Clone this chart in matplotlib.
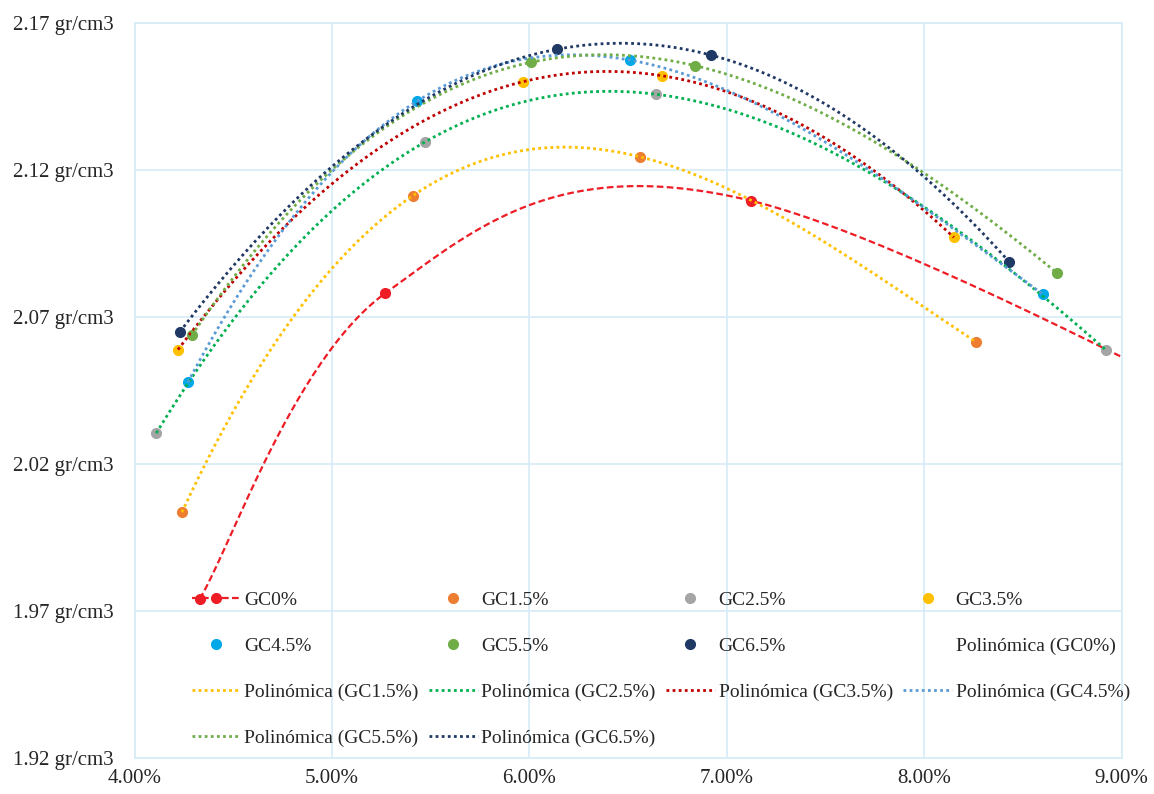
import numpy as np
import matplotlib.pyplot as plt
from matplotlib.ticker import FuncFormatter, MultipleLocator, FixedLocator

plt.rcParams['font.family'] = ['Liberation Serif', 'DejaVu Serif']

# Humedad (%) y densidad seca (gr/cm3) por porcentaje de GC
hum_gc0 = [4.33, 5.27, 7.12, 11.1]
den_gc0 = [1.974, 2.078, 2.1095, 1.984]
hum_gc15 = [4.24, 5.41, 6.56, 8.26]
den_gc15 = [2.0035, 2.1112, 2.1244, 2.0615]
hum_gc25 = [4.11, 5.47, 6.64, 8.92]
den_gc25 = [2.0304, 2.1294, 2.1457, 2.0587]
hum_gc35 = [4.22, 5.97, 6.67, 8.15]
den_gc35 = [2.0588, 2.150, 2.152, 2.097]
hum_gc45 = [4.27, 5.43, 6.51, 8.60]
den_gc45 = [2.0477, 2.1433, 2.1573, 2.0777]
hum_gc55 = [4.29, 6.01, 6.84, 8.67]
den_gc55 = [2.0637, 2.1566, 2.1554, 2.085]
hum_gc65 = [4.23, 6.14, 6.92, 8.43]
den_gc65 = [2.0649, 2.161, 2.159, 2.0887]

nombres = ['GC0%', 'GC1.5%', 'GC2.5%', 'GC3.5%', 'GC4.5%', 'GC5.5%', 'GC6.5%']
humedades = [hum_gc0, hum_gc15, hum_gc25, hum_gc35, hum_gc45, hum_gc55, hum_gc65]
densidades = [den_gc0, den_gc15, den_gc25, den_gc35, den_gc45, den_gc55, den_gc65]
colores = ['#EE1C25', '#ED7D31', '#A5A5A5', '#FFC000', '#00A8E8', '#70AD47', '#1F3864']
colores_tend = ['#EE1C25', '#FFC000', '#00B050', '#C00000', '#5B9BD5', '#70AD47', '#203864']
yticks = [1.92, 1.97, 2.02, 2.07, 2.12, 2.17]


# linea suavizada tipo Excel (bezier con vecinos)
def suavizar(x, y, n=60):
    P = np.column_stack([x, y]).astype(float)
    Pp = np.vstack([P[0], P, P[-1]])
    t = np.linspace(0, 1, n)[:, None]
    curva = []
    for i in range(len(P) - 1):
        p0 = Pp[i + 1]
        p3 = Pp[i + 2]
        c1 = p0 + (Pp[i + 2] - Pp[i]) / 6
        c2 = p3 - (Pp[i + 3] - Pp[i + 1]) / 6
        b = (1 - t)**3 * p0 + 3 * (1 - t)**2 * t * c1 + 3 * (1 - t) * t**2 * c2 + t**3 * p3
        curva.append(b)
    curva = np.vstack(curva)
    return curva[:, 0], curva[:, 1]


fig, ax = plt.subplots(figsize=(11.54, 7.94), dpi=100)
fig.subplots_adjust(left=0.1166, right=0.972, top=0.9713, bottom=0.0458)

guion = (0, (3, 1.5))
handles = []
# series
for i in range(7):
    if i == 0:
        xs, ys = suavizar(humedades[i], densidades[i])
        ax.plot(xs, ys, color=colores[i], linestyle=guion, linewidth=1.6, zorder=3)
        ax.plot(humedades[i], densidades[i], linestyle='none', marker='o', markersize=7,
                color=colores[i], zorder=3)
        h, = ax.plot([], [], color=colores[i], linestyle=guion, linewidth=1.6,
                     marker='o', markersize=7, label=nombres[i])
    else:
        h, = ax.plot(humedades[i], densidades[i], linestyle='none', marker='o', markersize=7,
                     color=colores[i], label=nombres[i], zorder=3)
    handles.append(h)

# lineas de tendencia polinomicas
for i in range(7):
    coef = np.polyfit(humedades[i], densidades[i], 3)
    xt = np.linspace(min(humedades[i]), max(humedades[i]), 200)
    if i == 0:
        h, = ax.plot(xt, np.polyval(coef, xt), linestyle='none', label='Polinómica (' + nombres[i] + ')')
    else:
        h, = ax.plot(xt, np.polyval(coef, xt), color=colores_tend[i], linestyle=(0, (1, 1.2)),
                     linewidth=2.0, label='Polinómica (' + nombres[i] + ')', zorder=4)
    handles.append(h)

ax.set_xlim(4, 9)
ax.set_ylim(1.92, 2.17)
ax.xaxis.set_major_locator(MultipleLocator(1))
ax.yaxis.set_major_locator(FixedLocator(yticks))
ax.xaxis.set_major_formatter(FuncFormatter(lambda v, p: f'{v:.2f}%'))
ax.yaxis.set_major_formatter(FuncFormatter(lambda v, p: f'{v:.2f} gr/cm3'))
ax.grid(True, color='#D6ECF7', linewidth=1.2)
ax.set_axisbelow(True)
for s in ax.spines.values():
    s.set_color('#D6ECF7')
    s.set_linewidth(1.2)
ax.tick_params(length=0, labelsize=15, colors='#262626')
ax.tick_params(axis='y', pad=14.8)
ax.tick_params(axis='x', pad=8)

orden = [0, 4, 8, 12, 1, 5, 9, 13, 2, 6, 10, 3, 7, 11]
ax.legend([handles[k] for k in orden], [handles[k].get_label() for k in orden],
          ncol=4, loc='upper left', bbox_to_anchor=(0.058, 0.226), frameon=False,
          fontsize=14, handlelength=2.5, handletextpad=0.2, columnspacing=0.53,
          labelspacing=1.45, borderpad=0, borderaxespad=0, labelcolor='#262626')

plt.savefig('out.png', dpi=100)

◆ **Set exercise**: Please quote the lines of the material, beginning with the first and ending with the one that contains "plt.rcParams['font.family'] = ['Liberation", exactly as written and without any pictures.

◆ **Exercise solution**:
Clone this chart in matplotlib.
import numpy as np
import matplotlib.pyplot as plt
from matplotlib.ticker import FuncFormatter, MultipleLocator, FixedLocator

plt.rcParams['font.family'] = ['Liberation Serif', 'DejaVu Serif']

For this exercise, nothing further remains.